Mail Archives: cygwin/1997/01/26/15:44:04
There are some subtle interactions with Bash and the NT environment.
NT requires that environmental variables be alphabetized and under
SOME circumstances bash does not do the required alphabetization. Our
programs behave very differently when we replace
export SM_HOME=j:/src/estes ; \
j:/smarts/sysapi/winnt-i386/runcmd.exe
with
SM_HOME=j:/src/estes \
j:/smarts/sysapi/winnt-i386/runcmd.exe
We invoke a wrapper program (runcmd) which modifies the environment
using NT primitives (getenv, putenv to change PATH and not SM_HOME)
then invokes other programs. When the environment is not in
alphabetical order you end up with two version of the variable in the
environment. The variable that a child process will see will depend on
the language it is written in! You will see one of these version in C
(getenv of PATH will show what you put in with putenv) but perl will
show you the original version of the variable (before rumcd inherited
it! This is possible since this older version was never removed from
the environment an perl uses different primitives to load the ENV hash
array).
Ironically it is the EXPORT version does not work correctly.
Use GetEnvironmentStrings() to examine the environment for
alphabetization, and to look for duplicate variables.

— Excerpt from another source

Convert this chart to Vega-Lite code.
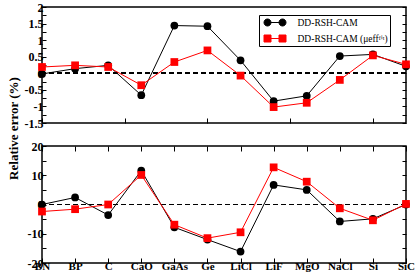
{
  "$schema": "https://vega.github.io/schema/vega-lite/v6.json",
  "padding": {"left": 6, "top": 0, "right": 3, "bottom": 3},
  "bounds": "flush",
  "spacing": 23,
  "config": {
    "view": {"stroke": "black", "strokeWidth": 1.5},
    "axis": {"domain": false, "grid": false, "tickColor": "black", "tickWidth": 1, "labelFont": "Liberation Serif", "labelFontWeight": "bold", "labelColor": "black", "titleFont": "Liberation Serif", "titleFontWeight": "bold", "titleColor": "black", "labelOverlap": false},
    "legend": {"labelFont": "Liberation Serif", "labelColor": "black"}
  },
  "datasets": {
    "d": [
      {"mat": "BN", "series": "DD-RSH-CAM", "top": -0.02, "bottom": 0.0},
      {"mat": "BP", "series": "DD-RSH-CAM", "top": 0.14, "bottom": 2.4},
      {"mat": "C", "series": "DD-RSH-CAM", "top": 0.24, "bottom": -3.6},
      {"mat": "CaO", "series": "DD-RSH-CAM", "top": -0.66, "bottom": 11.6},
      {"mat": "GaAs", "series": "DD-RSH-CAM", "top": 1.44, "bottom": -7.8},
      {"mat": "Ge", "series": "DD-RSH-CAM", "top": 1.42, "bottom": -12.0},
      {"mat": "LiCl", "series": "DD-RSH-CAM", "top": 0.39, "bottom": -16.1},
      {"mat": "LiF", "series": "DD-RSH-CAM", "top": -0.84, "bottom": 6.7},
      {"mat": "MgO", "series": "DD-RSH-CAM", "top": -0.68, "bottom": 5.0},
      {"mat": "NaCl", "series": "DD-RSH-CAM", "top": 0.52, "bottom": -5.8},
      {"mat": "Si", "series": "DD-RSH-CAM", "top": 0.57, "bottom": -4.9},
      {"mat": "SiC", "series": "DD-RSH-CAM", "top": 0.21, "bottom": 0.0},
      {"mat": "BN", "series": "DD-RSH-CAM (μeffᶠⁱᵗ)", "top": 0.19, "bottom": -2.4},
      {"mat": "BP", "series": "DD-RSH-CAM (μeffᶠⁱᵗ)", "top": 0.24, "bottom": -1.6},
      {"mat": "C", "series": "DD-RSH-CAM (μeffᶠⁱᵗ)", "top": 0.19, "bottom": 0.0},
      {"mat": "CaO", "series": "DD-RSH-CAM (μeffᶠⁱᵗ)", "top": -0.36, "bottom": 10.1},
      {"mat": "GaAs", "series": "DD-RSH-CAM (μeffᶠⁱᵗ)", "top": 0.34, "bottom": -6.9},
      {"mat": "Ge", "series": "DD-RSH-CAM (μeffᶠⁱᵗ)", "top": 0.69, "bottom": -11.5},
      {"mat": "LiCl", "series": "DD-RSH-CAM (μeffᶠⁱᵗ)", "top": -0.07, "bottom": -9.5},
      {"mat": "LiF", "series": "DD-RSH-CAM (μeffᶠⁱᵗ)", "top": -1.02, "bottom": 12.7},
      {"mat": "MgO", "series": "DD-RSH-CAM (μeffᶠⁱᵗ)", "top": -0.89, "bottom": 7.8},
      {"mat": "NaCl", "series": "DD-RSH-CAM (μeffᶠⁱᵗ)", "top": -0.2, "bottom": -1.3},
      {"mat": "Si", "series": "DD-RSH-CAM (μeffᶠⁱᵗ)", "top": 0.54, "bottom": -5.4},
      {"mat": "SiC", "series": "DD-RSH-CAM (μeffᶠⁱᵗ)", "top": 0.27, "bottom": 0.2}
    ]
  },
  "resolve": {"legend": {"color": "independent"}},
  "vconcat": [
    {
      "width": 364,
      "height": 116,
      "data": {"name": "d"},
      "resolve": {"axis": {"x": "independent", "y": "independent"}},
      "layer": [
        {
          "mark": {"type": "rule", "strokeDash": [5, 3], "color": "black", "strokeWidth": 1},
          "encoding": {"y": {"datum": 0, "type": "quantitative", "axis": null}}
        },
        {
          "mark": {"type": "line", "strokeWidth": 1},
          "encoding": {
            "x": {"field": "mat", "type": "ordinal", "sort": null, "scale": {"type": "point", "padding": 0},
                  "axis": {"orient": "bottom", "values": ["BN", "Ge", "Si"], "labels": false, "tickSize": -5, "title": null}},
            "y": {"field": "top", "type": "quantitative", "scale": {"domain": [-1.5, 2], "nice": false, "zero": false},
                  "axis": {"orient": "left", "values": [-1.5, -1.25, -1, -0.75, -0.5, -0.25, 0, 0.25, 0.5, 0.75, 1, 1.25, 1.5, 1.75, 2],
                           "labelExpr": "datum.value % 0.5 === 0 ? toString(datum.value) : ''",
                           "tickSize": -4, "labelPadding": 3, "labelFontSize": 12,
                           "title": "Relative error (%)", "titleFontSize": 13, "titleY": 121, "titleAlign": "center", "titleBaseline": "bottom", "titlePadding": 4}},
            "color": {"field": "series", "type": "nominal", "sort": null,
                      "scale": {"range": ["#000000", "#ff0000"]},
                      "legend": {"title": null, "orient": "none", "legendX": 217, "legendY": 8,
                                 "strokeColor": "black", "padding": 2, "fillColor": "white",
                                 "labelFontSize": 9.5, "symbolSize": 100, "rowPadding": 5,
                                 "symbolOffset": 8.5, "labelOffset": 17,
                                 "symbolStrokeWidth": 1,
                                 "encode": {"symbols": {"update": {
                                   "shape": {"signal": "datum.value === 'DD-RSH-CAM' ? 'M-2.2,0a0.7,0.7 0 1,0 1.4,0a0.7,0.7 0 1,0 -1.4,0ZM-1.5,0L1.5,0M0.8,0a0.7,0.7 0 1,0 1.4,0a0.7,0.7 0 1,0 -1.4,0Z' : 'M-2.2,-0.7h1.4v1.4h-1.4ZM-1.5,0L1.5,0M0.8,-0.7h1.4v1.4h-1.4Z'"},
                                   "fill": {"scale": "color", "field": "value"},
                                   "stroke": {"scale": "color", "field": "value"},
                                   "opacity": {"value": 1}
                                 }}}}}
          }
        },
        {
          "mark": {"type": "point", "filled": true, "opacity": 1, "size": 60},
          "encoding": {
            "x": {"field": "mat", "type": "ordinal", "sort": null, "scale": {"type": "point", "padding": 0},
                  "axis": {"orient": "bottom", "values": ["C", "LiF"], "tickOffset": 16.55, "labels": false, "tickSize": -5, "title": null}},
            "y": {"field": "top", "type": "quantitative", "scale": {"domain": [-1.5, 2], "nice": false, "zero": false},
                  "axis": {"orient": "right", "values": [-1.5, -1.25, -1, -0.75, -0.5, -0.25, 0, 0.25, 0.5, 0.75, 1, 1.25, 1.5, 1.75, 2],
                           "labels": false, "tickSize": -4, "title": null}},
            "color": {"field": "series", "type": "nominal", "sort": null, "scale": {"range": ["#000000", "#ff0000"]}},
            "shape": {"field": "series", "type": "nominal", "sort": null, "scale": {"range": ["circle", "square"]}, "legend": null}
          }
        }
      ]
    },
    {
      "width": 364,
      "height": 117,
      "data": {"name": "d"},
      "resolve": {"axis": {"x": "independent", "y": "independent"}},
      "layer": [
        {
          "mark": {"type": "rule", "strokeDash": [5, 3], "color": "black", "strokeWidth": 1},
          "encoding": {"y": {"datum": 0, "type": "quantitative", "axis": null}}
        },
        {
          "mark": {"type": "line", "strokeWidth": 1},
          "encoding": {
            "x": {"field": "mat", "type": "ordinal", "sort": null, "scale": {"type": "point", "padding": 0},
                  "axis": {"orient": "bottom", "labelAngle": 0, "tickSize": -5, "labelPadding": 2, "labelFontSize": 11, "title": null}},
            "y": {"field": "bottom", "type": "quantitative", "scale": {"domain": [-20, 20], "nice": false, "zero": false},
                  "axis": {"orient": "left", "values": [-20, -15, -10, -5, 0, 5, 10, 15, 20],
                           "labelExpr": "datum.value % 10 === 0 ? toString(datum.value) : ''",
                           "tickSize": -4, "labelPadding": 3, "labelFontSize": 12, "title": null}},
            "color": {"field": "series", "type": "nominal", "sort": null, "scale": {"range": ["#000000", "#ff0000"]}, "legend": null}
          }
        },
        {
          "mark": {"type": "point", "filled": true, "opacity": 1, "size": 60},
          "encoding": {
            "x": {"field": "mat", "type": "ordinal", "sort": null, "scale": {"type": "point", "padding": 0},
                  "axis": {"orient": "top", "labels": false, "tickSize": -5, "title": null}},
            "y": {"field": "bottom", "type": "quantitative", "scale": {"domain": [-20, 20], "nice": false, "zero": false},
                  "axis": {"orient": "right", "values": [-20, -15, -10, -5, 0, 5, 10, 15, 20], "labels": false, "tickSize": -4, "title": null}},
            "color": {"field": "series", "type": "nominal", "sort": null, "scale": {"range": ["#000000", "#ff0000"]}, "legend": null},
            "shape": {"field": "series", "type": "nominal", "sort": null, "scale": {"range": ["circle", "square"]}, "legend": null}
          }
        }
      ]
    }
  ]
}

This problem occurs with build 17.1. I will be happy to debug it
further if someone can point me to where the env magic takes place. I
know that things are usually alphabetized so I think the cygwin dll
already has the code for this. Also there is some other magic going
on with PATH (et al.) and slashes changing from forward to NT style
when you export. I would like to document this since I do
not like to rely on magic that I do not understand.